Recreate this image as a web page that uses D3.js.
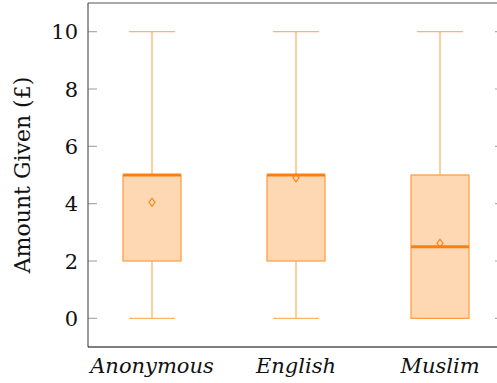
<!DOCTYPE html>
<meta charset="utf-8">
<div id="chart"></div>
<style>
body { margin: 0; background: #fff; }
text { font-family: 'DejaVu Serif', 'Liberation Serif', serif; }
</style>
<script src="https://d3js.org/d3.v7.min.js"></script>
<script>
var categories = ['Anonymous', 'English', 'Muslim'];
var lowWhisker = [0, 0, 0];
var q1 = [2, 2, 0];
var median = [5, 5, 2.5];
var q3 = [5, 5, 5];
var highWhisker = [10, 10, 10];
var means = [4.05, 4.9, 2.62];
var yTicks = [0, 2, 4, 6, 8, 10];

var w = 497, h = 383;
var mLeft = 88, mRight = 504, mTop = 3, mBottom = 347;

var svg = d3.select('#chart').append('svg')
  .attr('width', w).attr('height', h);

// category positions 1..3, axis padded the same on both sides
var x = d3.scaleLinear().domain([1 - 64/144, 3 + 64/144]).range([mLeft, mRight]);
var y = d3.scaleLinear().domain([-1, 11]).range([mBottom, mTop]);

var boxW = 58, capW = 46;
var data = categories.map(function(c, i) {
  return { name: c, pos: i + 1, lo: lowWhisker[i], q1: q1[i], med: median[i],
           q3: q3[i], hi: highWhisker[i], mean: means[i] };
});

// y ticks (inside on both sides)
var ticks = svg.append('g');
yTicks.forEach(function(t) {
  ticks.append('line').attr('x1', mLeft).attr('x2', mLeft + 9)
    .attr('y1', y(t)).attr('y2', y(t)).attr('stroke', '#aaa').attr('stroke-width', 1.2);
  ticks.append('line').attr('x1', mRight).attr('x2', mRight - 9)
    .attr('y1', y(t)).attr('y2', y(t)).attr('stroke', '#aaa').attr('stroke-width', 1.2);
  ticks.append('text').attr('x', 78).attr('y', y(t)).attr('dy', '0.36em')
    .attr('text-anchor', 'end').style('font-size', '21px').style('fill', '#111').text(t);
});

var g = svg.selectAll('.box').data(data).enter().append('g');

// whiskers
g.append('line').attr('x1', d => x(d.pos)).attr('x2', d => x(d.pos))
  .attr('y1', d => y(d.hi)).attr('y2', d => y(d.q3))
  .attr('stroke', '#ffb36b').attr('stroke-width', 1.3);
g.append('line').attr('x1', d => x(d.pos)).attr('x2', d => x(d.pos))
  .attr('y1', d => y(d.q1)).attr('y2', d => y(d.lo))
  .attr('stroke', '#ffb36b').attr('stroke-width', 1.3);
g.append('line').attr('x1', d => x(d.pos) - capW/2).attr('x2', d => x(d.pos) + capW/2)
  .attr('y1', d => y(d.hi)).attr('y2', d => y(d.hi))
  .attr('stroke', '#ffb36b').attr('stroke-width', 1.3);
g.append('line').attr('x1', d => x(d.pos) - capW/2).attr('x2', d => x(d.pos) + capW/2)
  .attr('y1', d => y(d.lo)).attr('y2', d => y(d.lo))
  .attr('stroke', '#ffb36b').attr('stroke-width', 1.3);

// box
g.append('rect').attr('x', d => x(d.pos) - boxW/2).attr('width', boxW)
  .attr('y', d => y(d.q3)).attr('height', d => y(d.q1) - y(d.q3))
  .attr('fill', '#fed8b2').attr('stroke', '#ff9a3c').attr('stroke-width', 1.2);

// median
g.append('line').attr('x1', d => x(d.pos) - boxW/2).attr('x2', d => x(d.pos) + boxW/2)
  .attr('y1', d => y(d.med)).attr('y2', d => y(d.med))
  .attr('stroke', '#ff7f0e').attr('stroke-width', 3);

// mean marker
g.append('path')
  .attr('d', function(d) {
    var cx = x(d.pos), cy = y(d.mean);
    return 'M' + cx + ',' + (cy - 4) + 'L' + (cx + 3) + ',' + cy + 'L' + cx + ',' + (cy + 4) + 'L' + (cx - 3) + ',' + cy + 'Z';
  })
  .attr('fill', 'none').attr('stroke', '#ff7f0e').attr('stroke-width', 1.1);

// frame
svg.append('line').attr('x1', mLeft).attr('x2', mRight).attr('y1', mTop).attr('y2', mTop)
  .attr('stroke', '#555').attr('stroke-width', 1.2);
svg.append('line').attr('x1', mLeft).attr('x2', mLeft).attr('y1', mTop).attr('y2', mBottom)
  .attr('stroke', '#555').attr('stroke-width', 1.2);
svg.append('line').attr('x1', mRight).attr('x2', mRight).attr('y1', mTop).attr('y2', mBottom)
  .attr('stroke', '#555').attr('stroke-width', 1.2);
svg.append('line').attr('x1', mLeft).attr('x2', mRight).attr('y1', mBottom).attr('y2', mBottom)
  .attr('stroke', '#000').attr('stroke-width', 1.2);

// x labels
svg.selectAll('.xl').data(data).enter().append('text')
  .attr('x', d => x(d.pos)).attr('y', 373).attr('text-anchor', 'middle')
  .style('font-size', '21px').style('font-style', 'italic').style('fill', '#111')
  .text(d => d.name);

// y label
svg.append('text').attr('transform', 'translate(30,' + ((mTop + mBottom) / 2) + ') rotate(-90)')
  .attr('text-anchor', 'middle').style('font-size', '22px').style('fill', '#111')
  .text('Amount Given (£)');
</script>
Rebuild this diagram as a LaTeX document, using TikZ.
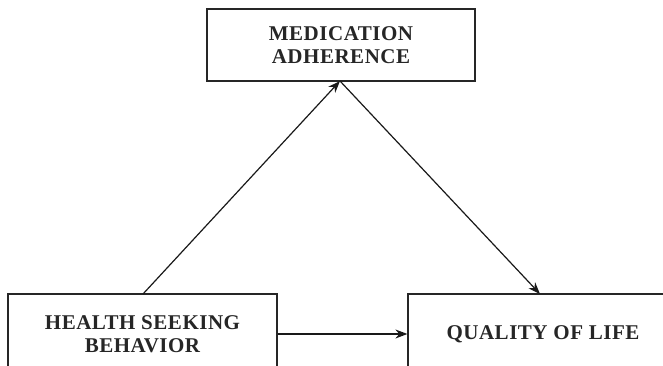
\documentclass[tikz,border=0pt]{standalone}
\usepackage{fontspec}
\setmainfont[LetterSpace=2.5]{Liberation Serif}
\usetikzlibrary{arrows.meta}
\begin{document}
\begin{tikzpicture}[x=1pt,y=1pt,
  box/.style={draw=black!85,line width=1.2pt,inner sep=0pt,align=center,
    font=\bfseries\fontsize{21}{23.5}\selectfont,text=black!85},
  link/.style={draw=black!90,line width=1.2pt,-{Stealth[length=12pt,width=9pt]}}]
\useasboundingbox (0,0) rectangle (663,366);
\clip (0,0) rectangle (663,366);
\node[box,minimum width=268,minimum height=72] (med) at (341,321) {MEDICATION\\ADHERENCE};
\node[box,minimum width=269,minimum height=80] (hsb) at (142.5,32) {HEALTH SEEKING\\BEHAVIOR};
\node[box,minimum width=270,minimum height=80] (qol) at (543,32) {QUALITY OF LIFE};
\coordinate (hsbtop) at (143,72);
\coordinate (medbot) at (340,285);
\coordinate (qoltop) at (540,72);
\draw[link] (hsbtop) -- (medbot);
\draw[link] (medbot) -- (qoltop);
\draw[link] (hsb.east) -- (qol.west);
\end{tikzpicture}
\end{document}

━━━━━━

▶ [AIM OF THE EXERCISE] Copy only the part of the records that runs from the first line to the line with "d3.scaleLinear().domain([-1, 11]).range([mBottom, mTop]);", ends included, leaving pictures out.

▶ [FINISHED ANSWER]
Recreate this image as a web page that uses D3.js.
<!DOCTYPE html>
<meta charset="utf-8">
<div id="chart"></div>
<style>
body { margin: 0; background: #fff; }
text { font-family: 'DejaVu Serif', 'Liberation Serif', serif; }
</style>
<script src="https://d3js.org/d3.v7.min.js"></script>
<script>
var categories = ['Anonymous', 'English', 'Muslim'];
var lowWhisker = [0, 0, 0];
var q1 = [2, 2, 0];
var median = [5, 5, 2.5];
var q3 = [5, 5, 5];
var highWhisker = [10, 10, 10];
var means = [4.05, 4.9, 2.62];
var yTicks = [0, 2, 4, 6, 8, 10];

var w = 497, h = 383;
var mLeft = 88, mRight = 504, mTop = 3, mBottom = 347;

var svg = d3.select('#chart').append('svg')
  .attr('width', w).attr('height', h);

// category positions 1..3, axis padded the same on both sides
var x = d3.scaleLinear().domain([1 - 64/144, 3 + 64/144]).range([mLeft, mRight]);
var y = d3.scaleLinear().domain([-1, 11]).range([mBottom, mTop]);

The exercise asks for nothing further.